Now. Here de Zhao Hao
La soirée se poursuit sur un projet autrement plus fantaisiste que le précédent. Difficile de s’en douter puisque nous avions eu l’occasion de découvrir Zhao Hao au Coming of Age d’il y a deux ans dans cette même salle parisienne avec un premier court-métrage très concret, An Invitation, portrait d’une famille séparée entre Hong Kong et le continent. Pour son second travail, Zhao Hao explore les souvenirs d’un jeune gardien de football confronté à un penalty crucial qui revisite son passé pour comprendre comment il en est arrivé là. L’humour absurde rencontre les délires typiques de l’adolescence dans un gloubi-boulga d’idées de mise en scène, d’écriture et de montage qui font de l’objet filmique en lui-même le premier vecteur de comédie. Confus, peut-être. Génial, sûrement.
Braided de Zhang Chenxi
Pour ce troisième film, place à l’animation, qui depuis longtemps déjà trouve un terrain fertile en Chine et ne cesse de se diversifier. L’un des noms de sa scène indépendante est Zhang Chenxi, qui présente ici un court-métrage introspectif sur le lien profond qui la rattache à sa mère. Le geste tout simple de tresser les cheveux manifeste poétiquement de cette union (re)tracée au fusain sur la courbe des souvenirs. La réalisatrice emploie non seulement des techniques de dessin à la main mais semble également utiliser de vrais cheveux comme pour donner matière et palpabilité à l’abstraction diffuse de l’enfance, dans une démarche de mélancolie réconfortante. En fin de projection, Zhang Chenxi confie que ce travail est le premier que ses parents ont vu de leur fille. De quoi rappeler qu’un film est aussi une source de communication intime de son auteur.
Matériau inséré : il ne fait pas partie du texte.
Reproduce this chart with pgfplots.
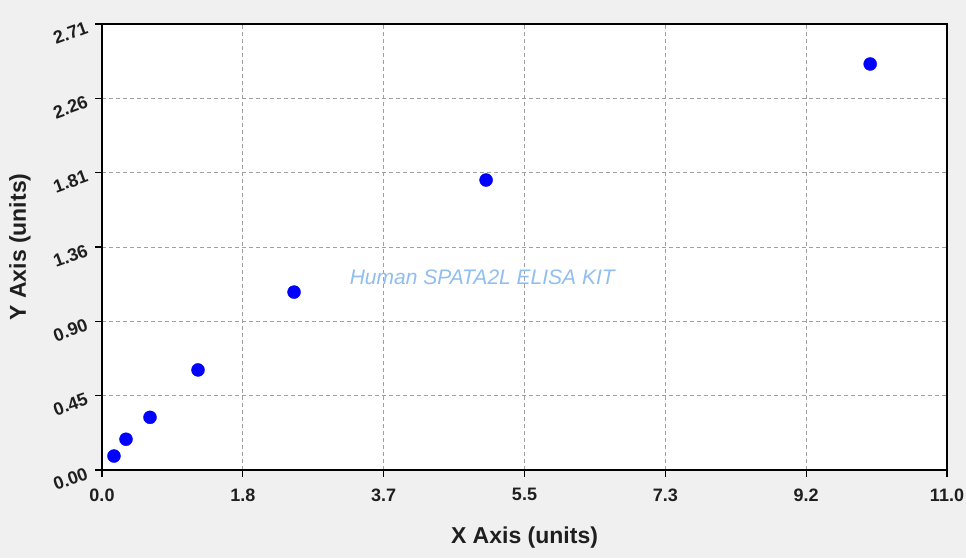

Before Leaving de Yan Kunao
Avant-dernier court-métrage de cette deuxième séance, une fiction-documentaire attendrissante qui permet à la sélection de respirer un peu tout en poursuivant une thématique inépuisable que les deux précédents films abordaient eux aussi à leur façon : les souvenirs. Before Leaving examine le retour d’un étudiant à ses racines familiales après une longue séparation. De cette jolie histoire de retrouvailles où un devoir de photographie prend des allures de dénouement personnel et symbolique, Yan Kunao s’applique à convoquer la notion de l’exil et de l’éloignement, si chère aux cinéastes sinophones contemporains. La distance est au centre du récit et ne s’exprime pas réellement avec des mots, mais plutôt comme une sorte de deuil continu du temps qui passe à l’échelle de la grande et de la petite histoire. Nostalgie partagée avec générosité aux chanceux qui passeraient par là par hasard.
Where Do Ants Sleep at Night de Dean Wei
Pour finir cette deuxième séance du Coming of Age en beauté, au sens propre du terme, un court-métrage phénoménalement bien réalisé, aux images atypiques et singulièrement stimulantes pour la rétine. Dans le noir et blanc éternel d’un espace de bureau, la simple intervention d’un oiseau provoque le chaos. Dean Wei orchestre ce désordre muet en une chorégraphie millimétrée de danse contemporaine au rythme d’une musique industrielle composée par ses soins. Montage, bande sonore et mouvements des comédiens se répondent mutuellement en revenant aux origines gestuelles du cinéma. Dans cet univers froid, dystopique et orwellien où la cadence règne en maître, le cinéaste explore les causes et conséquences de l’aliénation sur le corps et l’espace, en invitant sensiblement à désynchroniser le monde pour en révéler la beauté.
Richard Guerry.
Deuxième séance du Coming of Age 2024.